Erin’s Mexican Casserole

Came home ravenous one evening with very few groceries and a hungry boyfriend en route to my supperless home. So the following is the solution I came up with to this particular problem. This recipe just shows what I did this evening. If I had a full fridge of veggies I might’ve added in more stuff like spinach (Mmmm…I bet that’d be good) or maybe some rice or maybe some canned, diced tomatoes or maybe a packet of taco seasoning (Oooo…also a good idea). The world is good when you have an easy delicious idea.

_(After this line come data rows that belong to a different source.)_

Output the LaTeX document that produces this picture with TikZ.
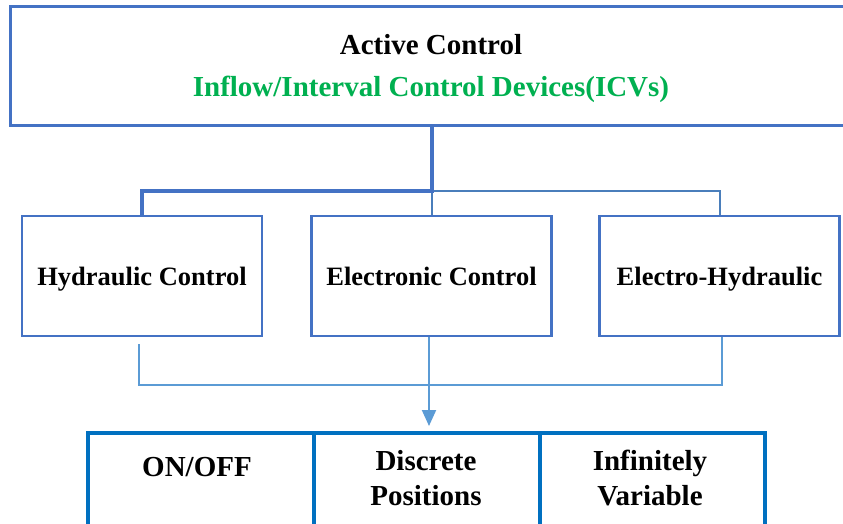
\documentclass[tikz,border=0pt]{standalone}
\usepackage{fontspec}
\setmainfont{Liberation Serif}
\usetikzlibrary{arrows.meta}
\definecolor{boxblue}{HTML}{4472C4}
\definecolor{linkblue}{HTML}{4A7EBB}
\definecolor{lightblue}{HTML}{5B9BD5}
\definecolor{typeblue}{HTML}{0070C0}
\definecolor{icvgreen}{HTML}{00B050}
\tikzset{
  headbox/.style={draw=boxblue, line width=3pt, minimum width=844pt, minimum height=119pt,
    inner sep=0pt},
  headtext/.style={align=center, inner sep=0pt, font=\bfseries\fontsize{29}{42}\selectfont},
  kindbox/.style={draw=boxblue, line width=2.6pt, minimum width=240pt, minimum height=120pt,
    inner sep=0pt, text height=25pt, text depth=6pt, font=\bfseries\fontsize{26.5}{32}\selectfont},
  typebox/.style={draw=typeblue, line width=3.5pt, minimum width=225pt, minimum height=110pt,
    inner sep=0pt, anchor=north west},
  typetext/.style={align=center, inner sep=0pt, font=\bfseries\fontsize{29}{35}\selectfont},
  trunk/.style={draw=boxblue, line width=4pt},
  branch/.style={draw=linkblue, line width=2pt},
  merge/.style={draw=lightblue, line width=2pt},
}
\begin{document}
\begin{tikzpicture}[x=1pt, y=-1pt]
\useasboundingbox (0,0) rectangle (843,524);
\clip (0,0) rectangle (843,524);

% top box and its two title lines
\node[headbox] (head) at (432,66) {};
\node[headtext] (title) at (431,69) {Active Control\\ \textcolor{icvgreen}{Inflow/Interval Control Devices(ICVs)}};

% control kinds
\node[kindbox] (hyd)  at (142,276)   {Hydraulic Control};
\node[kindbox] (elec) at (431.5,276) {Electronic Control};
\node[kindbox] (ehy)  at (719.5,276) {Electro-Hydraulic};

% valve types
\node[typebox, minimum width=226pt] (onoff) at (86,431)  {};
\node[typebox, minimum width=226pt] (disc)  at (312,431) {};
\node[typebox, minimum width=225pt] (infv)  at (538,431) {};
\node[typetext] (t1) at (197,467)   {ON/OFF};
\node[typetext] (t2) at (426,478.5) {Discrete\\Positions};
\node[typetext] (t3) at (650,478.5) {Infinitely\\Variable};

% connectors from the top box
\coordinate (bus) at (432,191);
\draw[branch] (bus) -| (ehy.north);
\draw[branch] (bus) -- (elec.north -| bus);
\draw[trunk] (head.south -| bus) -- (bus) -| (hyd.north);

% connectors into the valve types
\coordinate (jn) at (429,385);
\draw[merge] ([xshift=-3pt,yshift=-7pt]hyd.south) |- (jn);
\draw[merge] ([xshift=2.5pt]ehy.south) |- (jn);
\draw[merge, -{Triangle[width=14pt,length=16pt]}, shorten >=5pt] (elec.south -| jn) -- (disc.north -| jn);
\end{tikzpicture}
\end{document}
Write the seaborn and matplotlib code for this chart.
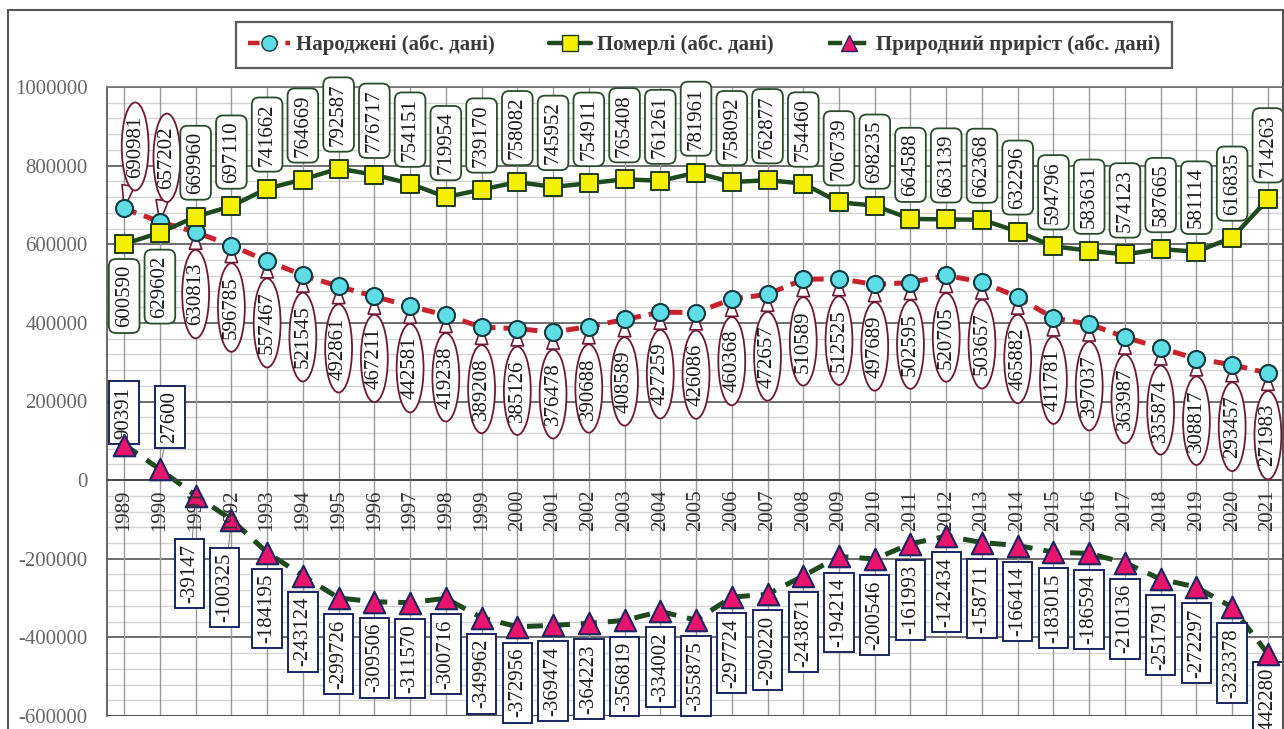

Erin’s Mexican Casserole (for lack of a better name)

Before covering it with the cornbread mixture.

Casserole-ness:
1 can black beans
1 can kidney beans
1 can corn kernels
1 onion, chopped
1 package of Smart Ground (soy-based ground beef substitute)
1 tablespoon chili-garlic mixture

Crust:
1 box Jiffy cornbread mix (plus all the ingredients to make it)
red pepper flakes
jalapeno peppers, diced

Topping:
salsa (your choice, I used a medium-hot salsa verde)
shredded cheese (your choice, I used medium cheddar)

Just out of the oven!


1. Preheat the oven to 425 F.
2. In a large casserole dish, mix the black beans, kidney beans, corn, onion, Smart Ground and chili-garlic mixture.
3. Make the Jiffy cornbread mix according to the directions on the box.
4. Mix the dice jalapenos into the cornbread mix.
5. Pour the mix over top of the casserole. Spread around, making sure that all the casserole filling is covered.
6. Sprinkle red pepper flakes on top of the cornbread mixture. (If you really like it hot you can sprinkle on some chili powder as well, as I did).
7. Bake for 30 minutes.
8. Top with shredded cheese and salsa. Eat and write me a thank you note.

Mmmmm! All that's left is to throw on some cheese & salsa!